Let’s dig deeper, shall we?
For five bucks, you get your money’s worth. Along with the twelve assorted spacemen, the bucket also includes a “play mat” and an American flag. That’s about 41-cents per spaceman. Not bad. Show me a spaceman you can buy for less than 41-cents and I’ll be impressed.
The spacemen come in a variety of poses, but half of them are brandishing a wrench. (I’m counting the pair of pliers in the back as a wrench because it’s my birthday.) Note that they’re not in any sort of position to use the wrenches – they just sort of hold them out in the air as if bragging, “I have a wrench. Wanna see!?”
This is a strange design choice. Assuming you send twelve astronauts into space, I find it hard to believe there would ever be a situation in which half of the crew needed to constantly have a wrench at the ready. Don’t they have robots or tool belts?

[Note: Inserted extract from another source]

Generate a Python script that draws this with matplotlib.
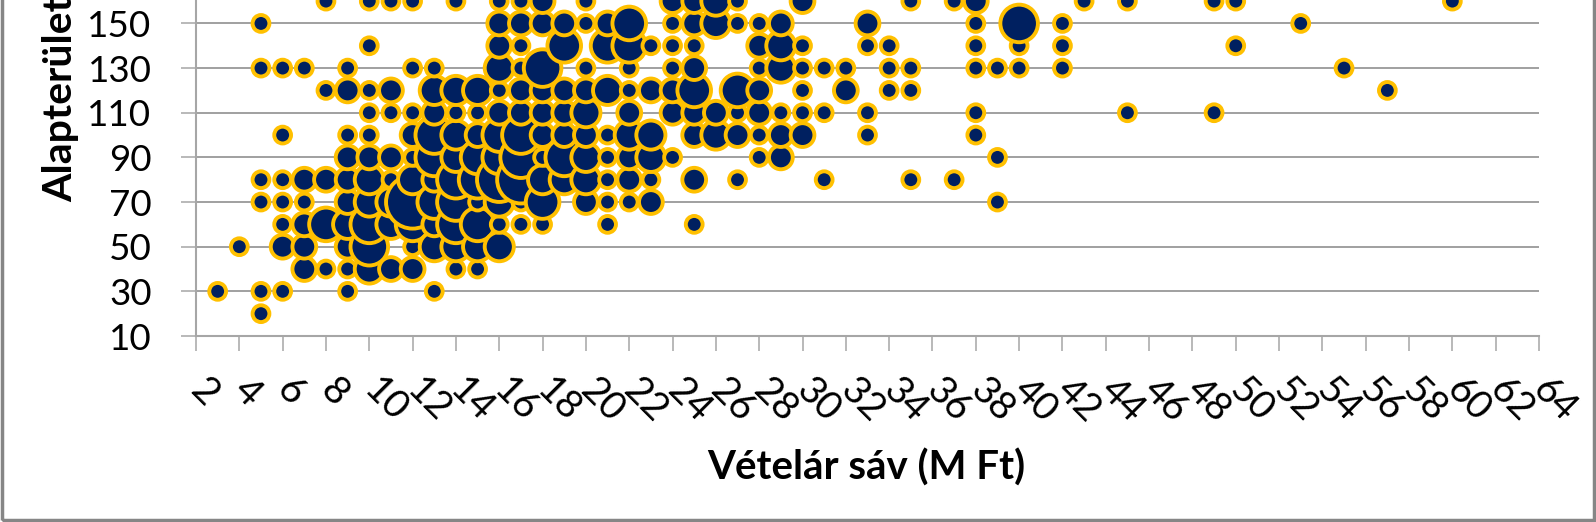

Some of the wrench-men are slightly different. One holds what looks to me like a cosmic Christmas wreath. Two of them are carrying walking sticks, which makes sense because many times have I been hiking when suddenly I needed to fix a faucet.
The next two members of the crew I named Tito and Commander Douglas Boomshanks. Tito is equipped with a giant walkie-talkie, his right hand held at a position that screams, “OMG! Did you hear about Tiffany!?”
Boomshanks has a pair of high-powered space binoculars, which he is holding up in the air as if to say, “Sorry guys! I can’t help fix the spaceship because I have to use my space binoculars. See, they’re right here. And they’re mine! You wouldn’t even know how to work it and you’d get chocolate on ’em. So stay away!” Boomshanks is such brat.
The next crew member (Commander William “Lunch Box” Stetson) comes with a lunchbox and a giant…wait! ANOTHIER WRENCH?!
Or maybe it’s one of those reaching arms that my grandfather used to nab cans of soup. Hmm…walking sticks, old-fashioned walkie-talkies, reaching sticks…are these guys in their mid 70s?
Next up we meet Johan and his brother Huck.
Johan is obviously off to an important space meeting and his brother is mentally disturbed, plagued with space madness, and is about to kill the entire crew to stop the angels from whispering in his ear at night.
And lastly, we have Terry.
Terry is designed to sit, and he’s good at it. But the bucket didn’t contain anything for him to sit on. Maybe he’s supposed to sit on the bucket and rule over the other crew members from his lofty throne.
I smell an uprising.
Or maybe Terry is a bully who sits on people.
Go ahead and call for help, Tito. It won’t do any good. In space, no one can hear your complain.
And then there’s the flag.
Oh say can you see…indeed.
It’s not clear how the play mat is to be used. If you lay it flat on the ground, the perspective makes no sense. The spacemen would be standing sideways on the mountains and floating in air.
This is why I stuck the play mat on my wall and will use it as a poster to hide my escape tunnel.
Overall, the Bucket of Spacemen is fantastic. The mighty crew have been stationed around my work area, guarding and inspiring me. If you have five dollars, buy it, and I will trade you two wrench-men for your Terry.